::: Rows
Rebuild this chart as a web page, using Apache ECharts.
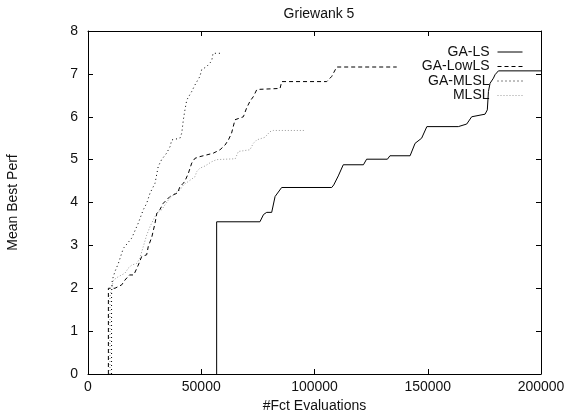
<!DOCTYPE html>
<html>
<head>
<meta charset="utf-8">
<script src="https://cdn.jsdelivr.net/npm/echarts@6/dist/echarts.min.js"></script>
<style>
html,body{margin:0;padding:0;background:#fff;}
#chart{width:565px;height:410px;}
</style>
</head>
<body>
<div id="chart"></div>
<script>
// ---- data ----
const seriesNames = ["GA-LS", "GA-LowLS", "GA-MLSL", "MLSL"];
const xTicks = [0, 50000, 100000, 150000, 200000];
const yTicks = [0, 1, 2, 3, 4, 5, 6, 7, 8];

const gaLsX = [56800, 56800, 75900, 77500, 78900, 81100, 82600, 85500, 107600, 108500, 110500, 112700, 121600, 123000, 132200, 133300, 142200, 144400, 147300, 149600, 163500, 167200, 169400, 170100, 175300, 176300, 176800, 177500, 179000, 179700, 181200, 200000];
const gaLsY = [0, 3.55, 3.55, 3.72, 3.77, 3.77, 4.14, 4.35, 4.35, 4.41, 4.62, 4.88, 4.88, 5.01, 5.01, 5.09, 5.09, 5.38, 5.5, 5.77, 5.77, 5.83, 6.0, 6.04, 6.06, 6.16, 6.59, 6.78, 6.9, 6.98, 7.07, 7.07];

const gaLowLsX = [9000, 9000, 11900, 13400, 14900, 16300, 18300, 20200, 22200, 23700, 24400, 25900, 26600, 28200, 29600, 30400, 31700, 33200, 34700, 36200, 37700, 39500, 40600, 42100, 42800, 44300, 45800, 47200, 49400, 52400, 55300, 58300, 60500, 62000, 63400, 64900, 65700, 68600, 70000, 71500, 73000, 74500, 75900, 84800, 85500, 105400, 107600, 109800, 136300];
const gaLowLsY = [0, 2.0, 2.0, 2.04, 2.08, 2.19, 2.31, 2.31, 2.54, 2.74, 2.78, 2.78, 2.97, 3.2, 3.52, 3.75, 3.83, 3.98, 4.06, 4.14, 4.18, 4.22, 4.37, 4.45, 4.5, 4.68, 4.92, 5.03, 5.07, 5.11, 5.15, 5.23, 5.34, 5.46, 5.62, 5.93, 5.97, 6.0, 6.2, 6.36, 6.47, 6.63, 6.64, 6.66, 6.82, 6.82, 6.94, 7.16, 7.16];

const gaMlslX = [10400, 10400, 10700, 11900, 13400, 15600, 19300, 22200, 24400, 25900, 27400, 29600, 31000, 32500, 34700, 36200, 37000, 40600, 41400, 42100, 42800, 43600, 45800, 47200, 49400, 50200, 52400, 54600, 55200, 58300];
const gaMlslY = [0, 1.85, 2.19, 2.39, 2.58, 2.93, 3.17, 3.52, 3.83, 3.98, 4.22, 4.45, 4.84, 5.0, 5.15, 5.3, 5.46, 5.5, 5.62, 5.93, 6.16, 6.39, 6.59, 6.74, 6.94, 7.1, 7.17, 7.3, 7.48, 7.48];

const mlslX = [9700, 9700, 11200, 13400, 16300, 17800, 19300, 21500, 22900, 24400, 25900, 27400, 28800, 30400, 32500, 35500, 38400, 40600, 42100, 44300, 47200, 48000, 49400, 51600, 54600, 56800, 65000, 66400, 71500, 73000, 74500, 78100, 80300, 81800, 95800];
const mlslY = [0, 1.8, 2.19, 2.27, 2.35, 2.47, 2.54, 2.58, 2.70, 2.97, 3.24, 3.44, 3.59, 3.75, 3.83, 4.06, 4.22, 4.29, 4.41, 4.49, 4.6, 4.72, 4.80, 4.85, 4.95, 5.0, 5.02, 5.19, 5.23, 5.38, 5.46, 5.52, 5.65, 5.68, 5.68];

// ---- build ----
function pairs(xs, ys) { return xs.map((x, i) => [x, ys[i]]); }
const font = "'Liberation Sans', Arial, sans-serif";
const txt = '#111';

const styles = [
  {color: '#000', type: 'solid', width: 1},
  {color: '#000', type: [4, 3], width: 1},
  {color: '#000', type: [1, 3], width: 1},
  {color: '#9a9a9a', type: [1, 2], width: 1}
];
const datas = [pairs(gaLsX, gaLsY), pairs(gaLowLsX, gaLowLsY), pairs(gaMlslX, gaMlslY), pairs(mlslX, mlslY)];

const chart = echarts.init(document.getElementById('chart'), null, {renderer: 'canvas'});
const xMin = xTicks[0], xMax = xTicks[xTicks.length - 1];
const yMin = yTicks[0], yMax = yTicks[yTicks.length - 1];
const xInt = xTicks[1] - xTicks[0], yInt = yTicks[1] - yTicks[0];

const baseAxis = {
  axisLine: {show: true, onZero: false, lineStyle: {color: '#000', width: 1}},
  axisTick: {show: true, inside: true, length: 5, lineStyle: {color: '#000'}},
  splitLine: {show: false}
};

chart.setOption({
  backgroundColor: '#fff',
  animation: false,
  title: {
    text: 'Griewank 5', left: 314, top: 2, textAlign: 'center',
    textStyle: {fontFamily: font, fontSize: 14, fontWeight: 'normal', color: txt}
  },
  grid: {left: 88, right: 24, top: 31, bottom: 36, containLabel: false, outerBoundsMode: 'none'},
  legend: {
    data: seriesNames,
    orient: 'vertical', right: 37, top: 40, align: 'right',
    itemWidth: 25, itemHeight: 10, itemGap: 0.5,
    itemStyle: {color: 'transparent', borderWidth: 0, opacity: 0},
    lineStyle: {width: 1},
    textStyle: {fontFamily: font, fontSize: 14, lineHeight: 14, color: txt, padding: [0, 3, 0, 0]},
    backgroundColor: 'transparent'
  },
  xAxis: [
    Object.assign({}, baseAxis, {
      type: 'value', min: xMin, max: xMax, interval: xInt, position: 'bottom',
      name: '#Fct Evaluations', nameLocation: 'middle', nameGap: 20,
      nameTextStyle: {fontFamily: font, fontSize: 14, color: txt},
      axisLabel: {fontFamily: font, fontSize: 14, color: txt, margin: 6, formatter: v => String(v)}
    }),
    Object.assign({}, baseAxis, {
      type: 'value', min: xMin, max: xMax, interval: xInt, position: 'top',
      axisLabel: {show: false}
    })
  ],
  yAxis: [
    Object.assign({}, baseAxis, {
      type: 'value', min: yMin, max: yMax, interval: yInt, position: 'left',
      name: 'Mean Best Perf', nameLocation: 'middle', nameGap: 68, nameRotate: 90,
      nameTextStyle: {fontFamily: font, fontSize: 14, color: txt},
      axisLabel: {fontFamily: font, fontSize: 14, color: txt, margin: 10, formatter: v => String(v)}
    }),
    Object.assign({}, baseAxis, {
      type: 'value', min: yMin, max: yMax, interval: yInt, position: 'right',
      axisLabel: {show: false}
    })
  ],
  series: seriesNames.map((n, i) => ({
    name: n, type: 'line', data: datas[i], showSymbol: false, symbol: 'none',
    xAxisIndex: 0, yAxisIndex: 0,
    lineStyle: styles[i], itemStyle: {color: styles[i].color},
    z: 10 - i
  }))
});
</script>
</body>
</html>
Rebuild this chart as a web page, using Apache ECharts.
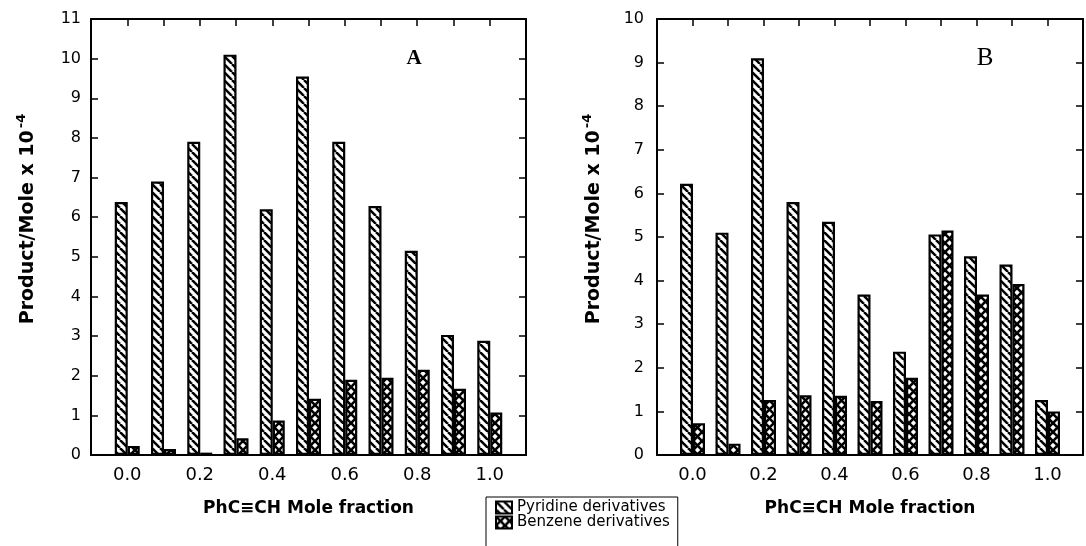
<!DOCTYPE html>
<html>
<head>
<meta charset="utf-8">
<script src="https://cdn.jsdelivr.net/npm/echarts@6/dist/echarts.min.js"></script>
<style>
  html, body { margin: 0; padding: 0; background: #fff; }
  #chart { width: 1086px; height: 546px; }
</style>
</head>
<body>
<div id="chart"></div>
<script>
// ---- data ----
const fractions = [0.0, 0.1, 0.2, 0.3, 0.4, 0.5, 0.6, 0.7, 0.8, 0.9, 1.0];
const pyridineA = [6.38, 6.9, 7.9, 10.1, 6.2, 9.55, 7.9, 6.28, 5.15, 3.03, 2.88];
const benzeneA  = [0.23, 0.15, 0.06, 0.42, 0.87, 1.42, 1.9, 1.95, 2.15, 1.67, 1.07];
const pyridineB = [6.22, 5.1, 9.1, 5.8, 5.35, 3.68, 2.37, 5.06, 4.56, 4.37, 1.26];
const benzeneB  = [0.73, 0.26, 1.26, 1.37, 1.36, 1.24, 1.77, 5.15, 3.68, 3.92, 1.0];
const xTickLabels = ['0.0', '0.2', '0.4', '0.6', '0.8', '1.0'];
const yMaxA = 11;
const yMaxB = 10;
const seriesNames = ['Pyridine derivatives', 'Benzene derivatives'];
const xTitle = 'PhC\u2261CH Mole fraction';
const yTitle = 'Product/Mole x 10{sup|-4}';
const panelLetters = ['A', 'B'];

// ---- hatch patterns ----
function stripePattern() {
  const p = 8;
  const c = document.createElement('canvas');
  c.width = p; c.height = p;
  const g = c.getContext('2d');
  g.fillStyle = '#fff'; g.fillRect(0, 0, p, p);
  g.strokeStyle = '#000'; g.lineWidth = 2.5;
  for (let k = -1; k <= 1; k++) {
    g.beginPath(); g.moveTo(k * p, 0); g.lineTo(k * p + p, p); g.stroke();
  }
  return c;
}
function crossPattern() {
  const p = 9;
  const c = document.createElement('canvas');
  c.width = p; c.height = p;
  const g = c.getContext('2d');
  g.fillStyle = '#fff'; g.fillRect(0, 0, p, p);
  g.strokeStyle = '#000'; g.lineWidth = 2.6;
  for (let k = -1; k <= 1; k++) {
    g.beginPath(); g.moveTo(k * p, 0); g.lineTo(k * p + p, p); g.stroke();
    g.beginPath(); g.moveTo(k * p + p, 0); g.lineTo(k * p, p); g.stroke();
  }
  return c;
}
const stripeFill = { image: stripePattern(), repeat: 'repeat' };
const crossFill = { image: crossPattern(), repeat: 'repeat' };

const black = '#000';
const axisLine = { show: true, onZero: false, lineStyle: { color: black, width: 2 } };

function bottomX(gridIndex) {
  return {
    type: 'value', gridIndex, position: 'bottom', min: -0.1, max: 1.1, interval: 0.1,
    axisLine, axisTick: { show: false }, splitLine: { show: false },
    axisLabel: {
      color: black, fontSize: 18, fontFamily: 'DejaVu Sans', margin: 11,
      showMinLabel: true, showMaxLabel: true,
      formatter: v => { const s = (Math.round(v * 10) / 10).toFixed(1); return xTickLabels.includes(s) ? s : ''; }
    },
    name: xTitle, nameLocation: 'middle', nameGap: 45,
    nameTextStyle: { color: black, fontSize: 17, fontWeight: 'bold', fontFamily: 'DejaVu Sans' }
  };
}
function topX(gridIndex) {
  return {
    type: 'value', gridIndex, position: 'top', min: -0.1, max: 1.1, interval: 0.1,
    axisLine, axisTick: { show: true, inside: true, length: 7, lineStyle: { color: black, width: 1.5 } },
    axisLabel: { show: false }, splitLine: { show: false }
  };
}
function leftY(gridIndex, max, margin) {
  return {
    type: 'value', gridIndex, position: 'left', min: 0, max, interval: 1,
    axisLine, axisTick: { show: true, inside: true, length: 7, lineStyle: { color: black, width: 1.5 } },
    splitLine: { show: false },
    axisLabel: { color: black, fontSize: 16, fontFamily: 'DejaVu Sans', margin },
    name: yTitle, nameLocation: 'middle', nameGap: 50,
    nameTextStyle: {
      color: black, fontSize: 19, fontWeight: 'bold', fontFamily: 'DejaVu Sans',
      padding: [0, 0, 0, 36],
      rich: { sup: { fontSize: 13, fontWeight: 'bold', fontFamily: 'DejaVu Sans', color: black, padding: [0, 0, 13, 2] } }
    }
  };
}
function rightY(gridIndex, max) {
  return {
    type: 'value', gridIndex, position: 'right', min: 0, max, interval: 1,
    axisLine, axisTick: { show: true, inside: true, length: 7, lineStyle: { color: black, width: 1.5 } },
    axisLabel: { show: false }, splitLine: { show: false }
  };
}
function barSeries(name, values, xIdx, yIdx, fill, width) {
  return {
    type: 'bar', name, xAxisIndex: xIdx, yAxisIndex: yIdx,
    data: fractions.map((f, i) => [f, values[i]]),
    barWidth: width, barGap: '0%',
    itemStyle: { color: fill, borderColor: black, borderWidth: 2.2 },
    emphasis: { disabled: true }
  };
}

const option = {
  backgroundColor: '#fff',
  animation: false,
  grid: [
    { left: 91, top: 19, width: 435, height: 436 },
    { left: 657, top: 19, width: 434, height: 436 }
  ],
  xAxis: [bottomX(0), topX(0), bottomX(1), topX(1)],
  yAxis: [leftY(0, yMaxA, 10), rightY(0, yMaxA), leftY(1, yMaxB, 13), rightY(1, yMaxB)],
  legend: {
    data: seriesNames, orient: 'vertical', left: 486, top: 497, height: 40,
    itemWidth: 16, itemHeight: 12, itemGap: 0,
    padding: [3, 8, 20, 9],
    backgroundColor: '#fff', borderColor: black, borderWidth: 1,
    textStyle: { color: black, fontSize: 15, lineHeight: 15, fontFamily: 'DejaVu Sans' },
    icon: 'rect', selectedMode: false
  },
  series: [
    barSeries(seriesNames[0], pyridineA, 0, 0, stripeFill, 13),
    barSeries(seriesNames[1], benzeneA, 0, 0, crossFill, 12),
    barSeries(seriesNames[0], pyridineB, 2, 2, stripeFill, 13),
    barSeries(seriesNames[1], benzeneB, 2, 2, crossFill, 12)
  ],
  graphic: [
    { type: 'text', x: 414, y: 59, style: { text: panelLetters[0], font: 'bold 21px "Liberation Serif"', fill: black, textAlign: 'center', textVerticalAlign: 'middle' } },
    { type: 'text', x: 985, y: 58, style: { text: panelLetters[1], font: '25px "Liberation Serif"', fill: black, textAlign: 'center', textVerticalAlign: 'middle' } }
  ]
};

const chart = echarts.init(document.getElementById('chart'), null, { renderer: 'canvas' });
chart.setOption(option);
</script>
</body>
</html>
::::::
_Given problem:_
Pictures stay out. Print the data exactly, from its first line through the line containing "const yTicks = [0, 1, 2, 3, 4, 5, 6, 7, 8];".

_Expected output:_
Rebuild this chart as a web page, using Apache ECharts.
<!DOCTYPE html>
<html>
<head>
<meta charset="utf-8">
<script src="https://cdn.jsdelivr.net/npm/echarts@6/dist/echarts.min.js"></script>
<style>
html,body{margin:0;padding:0;background:#fff;}
#chart{width:565px;height:410px;}
</style>
</head>
<body>
<div id="chart"></div>
<script>
// ---- data ----
const seriesNames = ["GA-LS", "GA-LowLS", "GA-MLSL", "MLSL"];
const xTicks = [0, 50000, 100000, 150000, 200000];
const yTicks = [0, 1, 2, 3, 4, 5, 6, 7, 8];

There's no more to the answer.